Oh but I finally got the new sheets I said were going to be my treat a month or two ago - got 'em washed and on the bed for tonight and I'm looking forward to being all snuggled under them.
Otherwise it was a good day, all things considered. Better than many recent ones, apart from the weather that is. Tried another saw-it-on-social-media recipe and it turned out okay plus the box of Christmas cookies from Eldest down in the other house arrived so we're once again set for sweets...and until this bitterly cold weather breaks I'm not even all that upset about it.

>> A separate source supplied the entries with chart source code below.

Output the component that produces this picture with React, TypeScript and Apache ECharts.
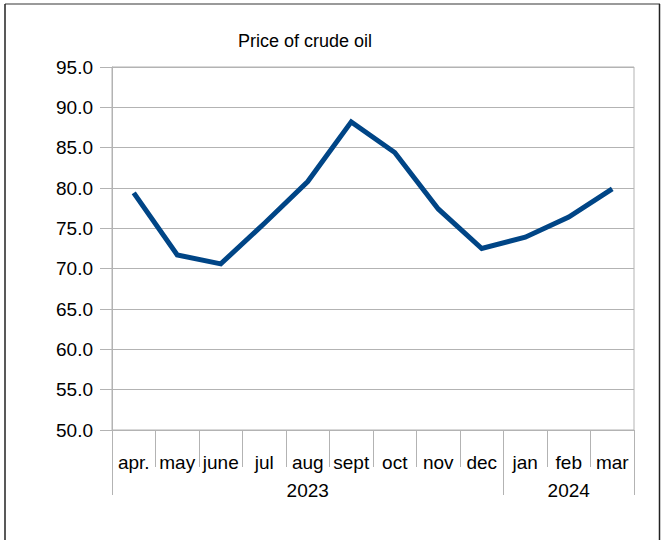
import React, { useEffect, useRef } from "react";
import * as echarts from "echarts";

const months = ["apr.", "may", "june", "jul", "aug", "sept", "oct", "nov", "dec", "jan", "feb", "mar"];
const yearLabels = ["", "", "", "", "2023", "", "", "", "", "", "2024", ""];
const yearStartIndices = [0, 9];
const prices = [79.4, 71.7, 70.6, 75.6, 80.8, 88.2, 84.4, 77.4, 72.5, 73.9, 76.4, 79.9];
const titleText = "Price of crude oil";

const FONT = "'Liberation Sans', Arial, sans-serif";
const GRID = "#b3b3b3";

export default function App() {
  const ref = useRef<HTMLDivElement>(null);
  useEffect(() => {
    if (!ref.current) return;
    const chart = echarts.init(ref.current, null, { renderer: "svg" });
    chart.setOption({
      animation: false,
      backgroundColor: "#ffffff",
      textStyle: { fontFamily: FONT },
      title: {
        text: titleText,
        left: 233,
        top: 27,
        textStyle: { fontFamily: FONT, fontSize: 18, fontWeight: "normal", color: "#000" },
      },
      grid: {
        left: 112,
        right: 27,
        top: 67,
        bottom: 110,
        show: true,
        borderColor: GRID,
        borderWidth: 1,
        containLabel: false,
      },
      xAxis: [
        {
          type: "category",
          data: months,
          boundaryGap: true,
          position: "bottom",
          axisLine: { show: true, lineStyle: { color: GRID, width: 1 } },
          axisTick: { show: true, interval: 0, length: 37, lineStyle: { color: GRID, width: 1 } },
          axisLabel: { interval: 0, fontSize: 19, color: "#000", margin: 23, fontFamily: FONT },
          splitLine: { show: false },
        },
        {
          type: "category",
          data: yearLabels,
          boundaryGap: true,
          position: "bottom",
          min: 0,
          max: months.length - 1,
          axisLine: { show: false },
          axisTick: {
            show: true,
            interval: (i: number) => yearStartIndices.indexOf(i) >= 0,
            length: 65,
            lineStyle: { color: GRID, width: 1 },
          },
          axisLabel: { interval: 0, fontSize: 19, color: "#000", margin: 51, fontFamily: FONT },
          splitLine: { show: false },
        },
      ],
      yAxis: {
        type: "value",
        min: 50,
        max: 95,
        interval: 5,
        axisLine: { show: true, lineStyle: { color: GRID, width: 1 } },
        axisTick: { show: true, length: 12, lineStyle: { color: GRID, width: 1 } },
        axisLabel: {
          fontSize: 19,
          color: "#000",
          margin: 19,
          fontFamily: FONT,
          formatter: (v: number) => v.toFixed(1),
        },
        splitLine: { show: true, lineStyle: { color: GRID, width: 1 } },
      },
      series: [
        {
          type: "line",
          xAxisIndex: 0,
          data: prices,
          showSymbol: false,
          symbol: "none",
          lineStyle: { color: "#004586", width: 5, join: "miter" },
          itemStyle: { color: "#004586" },
        },
      ],
      graphic: [
        { type: "line", shape: { x1: 5, y1: 4, x2: 660, y2: 4 }, style: { stroke: "#9a9a9a", lineWidth: 2 } },
        { type: "line", shape: { x1: 5, y1: 4, x2: 5, y2: 540 }, style: { stroke: "#222", lineWidth: 1.5 } },
        { type: "line", shape: { x1: 659.5, y1: 4, x2: 659.5, y2: 540 }, style: { stroke: "#222", lineWidth: 1.5 } },
      ],
    });
    return () => chart.dispose();
  }, []);
  return (
    <div
      ref={ref}
      style={{ position: "fixed", left: 0, top: 0, width: 661, height: 540, background: "#fff" }}
    />
  );
}
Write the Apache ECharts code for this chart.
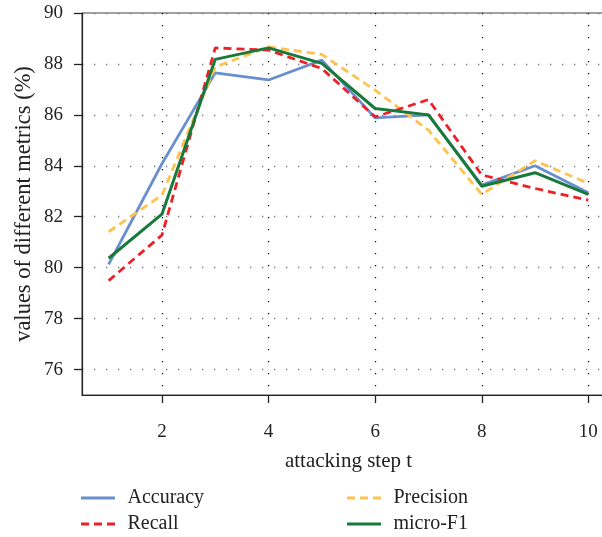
<!DOCTYPE html>
<html>
<head>
<meta charset="utf-8">
<script src="https://cdn.jsdelivr.net/npm/echarts@6/dist/echarts.min.js"></script>
<style>
html,body{margin:0;padding:0;background:#fff;overflow:hidden;}
#c{width:620px;height:537px;}
</style>
</head>
<body>
<div id="c"></div>
<script>
const steps = ['1','2','3','4','5','6','7','8','9','10'];
const accuracy  = [80.13, 84.08, 87.65, 87.37, 88.15, 85.88, 86.00, 83.24, 84.00, 82.94];
const precision = [81.41, 82.85, 87.88, 88.67, 88.37, 86.97, 85.40, 82.88, 84.20, 83.31];
const recall    = [79.49, 81.28, 88.63, 88.54, 87.82, 85.92, 86.60, 83.64, 83.11, 82.65];
const microF1   = [80.37, 82.10, 88.18, 88.63, 88.02, 86.25, 86.00, 83.20, 83.73, 82.88];
const yTicks = [76, 78, 80, 82, 84, 86, 88, 90];

const FONT = 'Liberation Serif';
const evenIdx = (i) => i % 2 === 1;
const SOLID_ICON = 'path://M0,0h34v3h-34z';
const DASH_ICON = 'path://M0,0h8v3h-8z M13,0h8v3h-8z M26,0h8v3h-8z';

const chart = echarts.init(document.getElementById('c'), null, {renderer: 'canvas'});
const mk = (name, data, color, type, width, z) => ({
  name, type: 'line', data, symbol: 'none', z,
  lineStyle: {color, width, type},
  itemStyle: {color}
});
const lg = (name, icon, left, top) => ({
  left, top, padding: 0, itemWidth: 35, itemHeight: 3, icon,
  data: [name],
  textStyle: {fontFamily: FONT, fontSize: 20, color: '#222', padding: [0, 0, 0, 7]}
});
chart.setOption({
  animation: false,
  backgroundColor: '#fff',
  grid: {left: 82, top: 13, width: 533, height: 382, show: true, borderColor: '#444', borderWidth: 1, containLabel: false},
  xAxis: {
    type: 'category', data: steps, boundaryGap: true,
    name: 'attacking step t', nameLocation: 'middle', nameGap: 56,
    nameTextStyle: {fontFamily: FONT, fontSize: 21, color: '#222'},
    axisLine: {lineStyle: {color: '#222', width: 1.2}},
    axisTick: {show: true, alignWithLabel: true, interval: evenIdx, length: 8, lineStyle: {color: '#222', width: 1.3}},
    axisLabel: {interval: evenIdx, margin: 28, fontFamily: FONT, fontSize: 19, color: '#222'},
    splitLine: {show: true, alignWithLabel: true, interval: evenIdx, lineStyle: {color: '#111', width: 1.3, type: [1.3, 10.7]}}
  },
  yAxis: {
    type: 'value', min: 75, max: 90, splitNumber: 7,
    name: 'values of different metrics (%)', nameLocation: 'middle', nameGap: 46, nameMoveOverlap: false,
    nameTextStyle: {fontFamily: FONT, fontSize: 22.5, color: '#222'},
    axisLine: {show: true, lineStyle: {color: '#222', width: 1.2}},
    axisTick: {show: true, length: 8, customValues: yTicks, lineStyle: {color: '#222', width: 1.3}},
    axisLabel: {margin: 19, customValues: yTicks, fontFamily: FONT, fontSize: 19, color: '#222',
      formatter: (v) => (v % 2 === 0 ? String(v) : '')},
    splitLine: {show: true, lineStyle: {color: '#777', width: 1.3, type: [1.3, 10.7]}}
  },
  legend: [
    lg('Accuracy', SOLID_ICON, 81, 488),
    lg('Recall', DASH_ICON, 81, 514),
    lg('Precision', DASH_ICON, 347, 488),
    lg('micro-F1', SOLID_ICON, 347, 514)
  ],
  series: [
    mk('Accuracy', accuracy, '#6a8fd0', 'solid', 2.8, 2),
    mk('Precision', precision, '#ffc24f', [8, 5], 2.8, 3),
    mk('Recall', recall, '#ee2027', [8, 5], 2.8, 4),
    mk('micro-F1', microF1, '#177a3a', 'solid', 3, 5)
  ]
});
</script>
</body>
</html>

The new year is coming and although I like sobriety all the time I particularly enjoy sober new year's eve. Even before I finally stayed quit for real I did the occasional sober new year (often because of guilt and remorse about Christmas drinking, sadly) and it was always a wonderful feeling to wake up on January 1 not the least bit hung over. I'm looking forward to it again this year.
Six hundred days is also coming up and then a week after that the 20-month soberversary. Looking forward to that too. Digging into the second year of sobriety I've noticed that it's been different - not such an emphasis on the not-drinking part of it and more an emphasis on me-as-a-person. I suppose it's not that unlike a baby growing from newborn concerned only about eating and sleeping to a toddler starting to interact with the world in a more give-and-take manner.
But right now I'm going to go interact with my pillows; it's drafty where the computer sits.